Total Australian new commercial vehicle sales for January 2022 were 2,148 units, up 150 vehicles, +7.5 per cent, on the first month of 2021 and just 99 vehicles shy of the January sales record set in 2008.
Back in 2008 truck sales continued at record levels until just after the mid-year point when the Australia economy succumbed to the effects of the Global Financial Crisis (GFC) and new truck sales slowed considerably thereafter.
The January 2022 result for the Heavy Duty truck segment was very strong, the fourth best on record in fact, after 2008, 2019 and the record sales year of 2018.
Coming off strong final quarter 2021 sales, it was expected that Heavy truck sales would slow coming into in 2022 due to ongoing supply chain issues, however 738 Heavy Duty trucks were sold, beating the January result of last year by a noteworthy 141 trucks, up 23.6 per cent.
When compared with the record pre-GFC January of 2008, where 841 trucks were sold, this 2022 result is down by about 12 per cent, indicative of how strong the market was back then.
The Medium Duty segment was also up over the 2021 January result, with 421 Medium truck deliveries for the month of January 2022, versus 366 units in January 2021, a solid gain of 15 per cent.
According to the Truck Industry Council this result is well short, 130 trucks, or just over 23 per cent, of the best ever January deliveries of 551 Medium trucks achieved in 2008.
However, as TIC has reported previously, the MD segment is a shrinking market, so it is now considered unlikely that new Medium truck sales will again rewrite the record books.
Light Duty trucks set a new sales record in 2017 and then bettered that mark in 2018, fell a little in 2019 and 2020, before bouncing back in 2021 when the Light truck segment set a new all-time sales record.

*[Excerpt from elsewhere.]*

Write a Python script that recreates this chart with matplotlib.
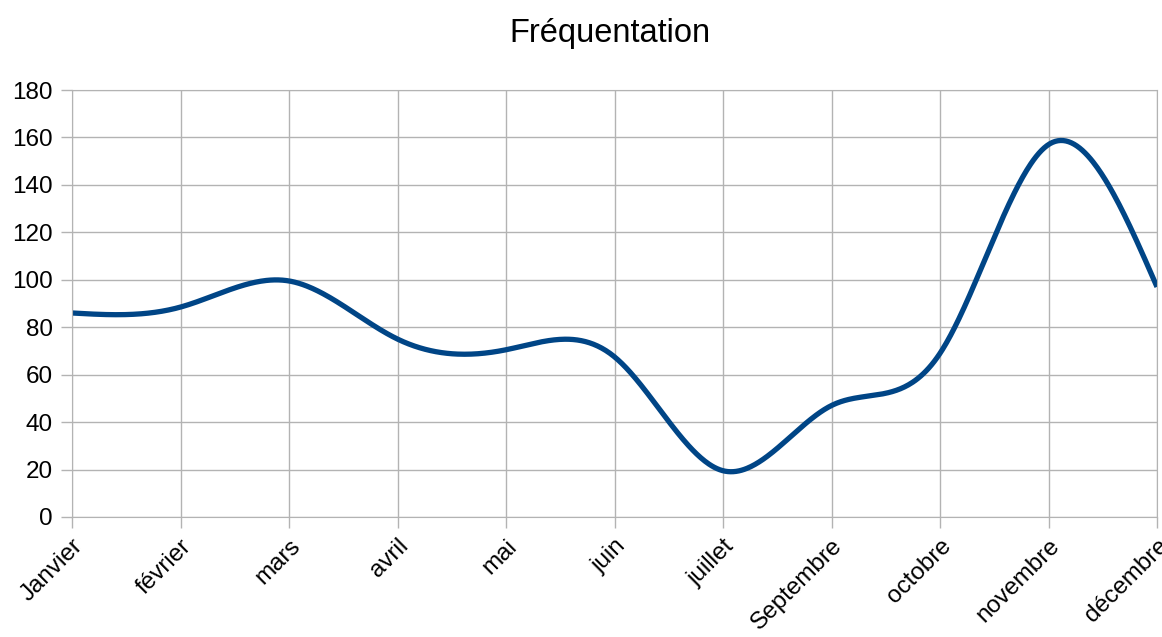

Hence further year-on-year improvements in “little truck” sales in 2022 would seem unlikely due to the cyclic nature of the market.
January 2022 sales in this segment, however, proved very strong, up 5.5 per cent over 2021 January sales, giving the Light truck segment a great start to the year.
A total of 768 LD trucks were sold in January 2022, that is 39 trucks more that the same month last year and that is a new sales record for the segment, eclipsing the previous best January sales figures, set way back in 2006, when 717 Light trucks were delivered.
The end of 2021 saw Light Duty Van sales fall well below seasonal trends and in fact it was the segment’s poor showing in the final quarter of last year that scuttled any hopes of the market breaking the 2018 sales record.
That sales slide has continued into the start of 2022 with just 221 Van sales recorded for the month of January.
Some 85 fewer Van sales than in January 2021, amounted to a significant drop of 27.8 per cent for the segment heading into 2022.
The slowing of Light Duty Van sales could be an indication that the market growth in online sales and deliveries is normalising, as this boom during COVID significantly increased the demand for home deliveries and a rise in Van sales.
Supply chain and/or shipping issues out of Europe may also be limiting the availability of vehicles in this segment, given that all the recorded sales are for European Van brands.
“January was a strong start to the year, almost as good as January 2018, a year that of course went on to set a new all-time record for new truck sales in Australia,” said Tony McMullan, CEO of Truck Industry Council.
“It was very pleasing to see such a strong start to the year for the Heavy, Medium and Light Duty truck segments, all three up on January 2021. However, as I generally remark at this time of year, January and even February sales, are subject to fluctuations and some inconsistencies due to the transition of supplying trucks from one year to the next and the summer holiday season,” he said.
McMullan warned, however, against reading too much into the January result.
“We will have a much better indication of how the market is tracking for the year at the end of the first quarter, once January, February and March numbers are in and the market has had a chance to normalise,” he said.
“We are also heading into a federal election year in 2022 and historically that has the effect of disrupting sales, as some organisations await the election result before committing to significant capital expenditure. However, with strong government COVID financial incentives still on the table for 2022 and into 2023, times are good for purchasing a new truck.”